4. Look for homes with kids. A burglar's dream house is one with signs in the front yard advertising cheerleader and football player kids. Why? Because he knows that on game night, that house will be deserted for hours. In addition, kids mean things like computers, video gaming systems, and very likely an unlocked door or window somewhere. Also, homes with children nearly always have a big dumb dog, as opposed to a dog who might actually be a threat. If they do have small children and a pair of Pit Bulls, most likely they're white trash anyway and you shouldn't be there in the first place.

5. Look for an EMPTY HOUSE! I tell you to look for houses owned by a particular demopgraphic because the risk of bodily harm to you is lessened, but I only offer that advice because there is always a chance you'll fuck up and enter a house that someone is still in. A wise burglar will case his mark long enough to become aware of the traffic patterns, to ensure it's empty when he makes his move, but even then it can happen.
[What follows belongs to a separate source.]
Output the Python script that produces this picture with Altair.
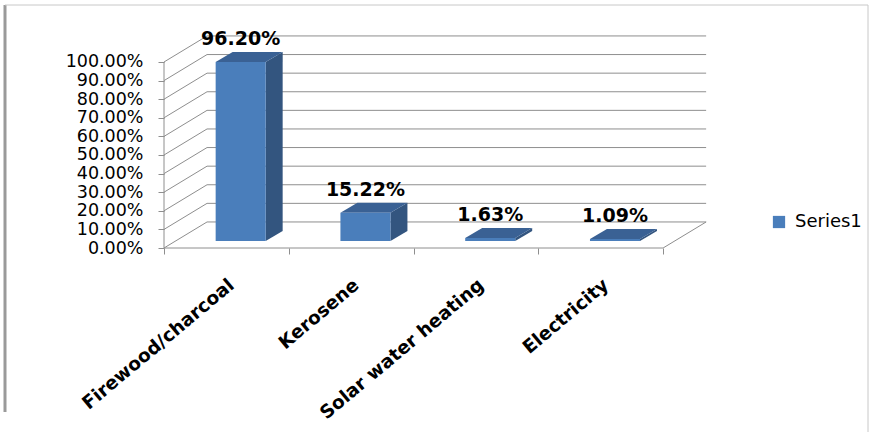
import json
import altair as alt
import pandas as pd

# ---------------- data ----------------
CATEGORIES = ["Firewood/charcoal", "Kerosene", "Solar water heating", "Electricity"]
VALUES = [0.9620, 0.1522, 0.0163, 0.0109]
SERIES = "Series1"
Y_TICKS = [0.0, 0.1, 0.2, 0.3, 0.4, 0.5, 0.6, 0.7, 0.8, 0.9, 1.0]

# ---------------- style / geometry ----------------
N = len(CATEGORIES)
X_MAX, Y_MAX = 4.4, 1.172
W, H = 549, 218
PAD = {"left": 164, "top": 30, "right": 165, "bottom": 186}
DEPTH_X, DEPTH_Y = 0.345, 0.14      # depth of the 3-D box (wall offset)
BAR_OFF, BAR_W = 0.414, 0.401       # bar front face within a category
LIFT = 0.0377                        # bar front face sits a bit into the depth
SIDE_X, SIDE_Y = 0.136, 0.054        # bar depth
FRONT, SIDE, TOP = "#4A7EBB", "#33557F", "#3A6194"
GRID = "#8E8E8E"
FONT = "DejaVu Sans"

xs = alt.Scale(domain=[0, X_MAX], nice=False, zero=False)
ys = alt.Scale(domain=[0, Y_MAX], nice=False, zero=False)

label_expr = json.dumps(CATEGORIES + [""]) + "[datum.value]"

X_AX = alt.Axis(
    values=[0, 1, 2, 3, 4], labelExpr=label_expr, title=None,
    labelAngle=-40, labelAlign="right", labelBaseline="middle",
    labelOffset=67, labelPadding=28, tickSize=6, tickColor=GRID,
    domain=False, grid=False, labelFont=FONT, labelFontWeight="bold",
    labelFontSize=18.5, labelColor="#000000", labelOverlap=False,
    labelFlush=False, labelBound=False, labelLimit=0)
Y_AX = alt.Axis(
    values=Y_TICKS, format=".2%", title=None, tickSize=6, tickColor=GRID,
    domain=False, grid=False, labelFont=FONT, labelFontSize=17.5,
    labelPadding=15, labelColor="#000000", labelOverlap=False,
    labelFlush=False, labelBound=False, labelLimit=0)


def X(field):
    return alt.X(field, scale=xs, axis=X_AX)


def Y(field):
    return alt.Y(field, scale=ys, axis=Y_AX)


# ---------------- derived tables ----------------
back = pd.DataFrame({"x": DEPTH_X, "x2": N + DEPTH_X,
                     "y": [t + DEPTH_Y for t in Y_TICKS]})
left = pd.DataFrame({"x": 0.0, "x2": DEPTH_X, "y": Y_TICKS,
                     "y2": [t + DEPTH_Y for t in Y_TICKS]})
floor = pd.DataFrame({"x": [0.0, float(N)], "x2": [float(N), N + DEPTH_X],
                      "y": [0.0, 0.0], "y2": [0.0, DEPTH_Y]})
yaxis_line = pd.DataFrame({"x": [0.0], "y": [0.0], "y2": [1.0]})

front_rows, side_rows, top_rows, label_rows = [], [], [], []
for i, (c, v) in enumerate(zip(CATEGORIES, VALUES)):
    x0 = i + BAR_OFF
    x1 = x0 + BAR_W
    front_rows.append({"cat": c, "x": x0, "x1": x1, "y": LIFT, "yt": v + LIFT,
                       "series": SERIES, "value": v})
    side_rows += [{"cat": c, "x": x1, "y": LIFT, "hi": v + LIFT},
                  {"cat": c, "x": x1 + SIDE_X, "y": LIFT + SIDE_Y, "hi": v + LIFT + SIDE_Y}]
    top_rows += [{"cat": c, "y": v + LIFT, "x": x0, "xb": x1},
                 {"cat": c, "y": v + LIFT + SIDE_Y, "x": x0 + SIDE_X, "xb": x1 + SIDE_X}]
    label_rows.append({"cat": c, "x": x0 + BAR_W / 2, "y": v + LIFT + SIDE_Y, "value": v})

front = pd.DataFrame(front_rows)
side = pd.DataFrame(side_rows)
top = pd.DataFrame(top_rows)
labels = pd.DataFrame(label_rows)

# ---------------- layers ----------------
back_l = alt.Chart(back).mark_rule(color=GRID, strokeWidth=1).encode(
    x=X("x:Q"), x2="x2:Q", y=Y("y:Q"))

left_l = alt.Chart(left).mark_rule(color=GRID, strokeWidth=1).encode(
    x=X("x:Q"), x2="x2:Q", y=Y("y:Q"), y2="y2:Q")

floor_l = alt.Chart(floor).mark_rule(color=GRID, strokeWidth=1).encode(
    x=X("x:Q"), x2="x2:Q", y=Y("y:Q"), y2="y2:Q")

yline_l = alt.Chart(yaxis_line).mark_rule(color=GRID, strokeWidth=1).encode(
    x=X("x:Q"), y=Y("y:Q"), y2="y2:Q")

side_l = alt.Chart(side).mark_area(color=SIDE, orient="vertical").encode(
    x=X("x:Q"), y=Y("y:Q"), y2="hi:Q", detail="cat:N")

top_l = alt.Chart(top).mark_area(color=TOP, orient="horizontal").encode(
    y=Y("y:Q"), x=X("x:Q"), x2="xb:Q", detail="cat:N")

front_l = alt.Chart(front).mark_rect().encode(
    x=X("x:Q"), x2="x1:Q", y=Y("y:Q"), y2="yt:Q",
    color=alt.Color("series:N", scale=alt.Scale(range=[FRONT]), legend=alt.Legend(
        title=None, orient="none", legendX=606, legendY=183,
        symbolType="square", symbolSize=150, symbolStrokeWidth=0,
        labelFont=FONT, labelFontSize=18, labelColor="#000000", labelOffset=7)))

text_l = alt.Chart(labels).mark_text(
    font=FONT, fontSize=19, fontWeight="bold", color="#000000",
    baseline="bottom", align="center", dy=-3).encode(
    x=X("x:Q"), y=Y("y:Q"),
    text=alt.Text("value:Q", format=".2%"))

# outer frame of the chart (pixel positions relative to plot origin)
one = pd.DataFrame({"k": [0]})
ox, oy = PAD["left"], PAD["top"]
frame_left = alt.Chart(one).mark_rule(color="#9A9A9A", strokeWidth=3).encode(
    x=alt.value(5 - ox), y=alt.value(5 - oy), y2=alt.value(412 - oy))
frame_top = alt.Chart(one).mark_rule(color="#C8C8C8", strokeWidth=1).encode(
    x=alt.value(5 - ox), x2=alt.value(868 - ox), y=alt.value(5 - oy))
frame_right = alt.Chart(one).mark_rule(color="#C8C8C8", strokeWidth=1).encode(
    x=alt.value(868 - ox), y=alt.value(5 - oy), y2=alt.value(432 - oy))

chart = alt.layer(
    back_l, left_l, floor_l, yline_l, side_l, top_l, front_l, text_l,
    frame_left, frame_top, frame_right
).properties(
    width=W, height=H, padding=PAD,
    autosize=alt.AutoSizeParams(type="none"),
    background="white",
).configure_view(stroke=None)

chart.save("out.html", embed_options={"renderer": "svg", "actions": False})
However, there are plenty of boneheaded theives who don't even bother with that minor bit of planning, and in they go, right into a bunch of people. Unless you can run like a flaming assed cheetah, or you plan on escalating your criminal activities from home invasion to assault, kidnapping, and or murder, make sure the mark is deserted!

Disclaimer. The preceding is intended for "entertainment purposes" only. It is not intended to set you on your road to a life of crime. If you get busted for breaking into a house, don't even think you can use this article to get the judge off your ass. You know damn well it's illegal and wrong, so don't play the game if you're not willing to take the penalty.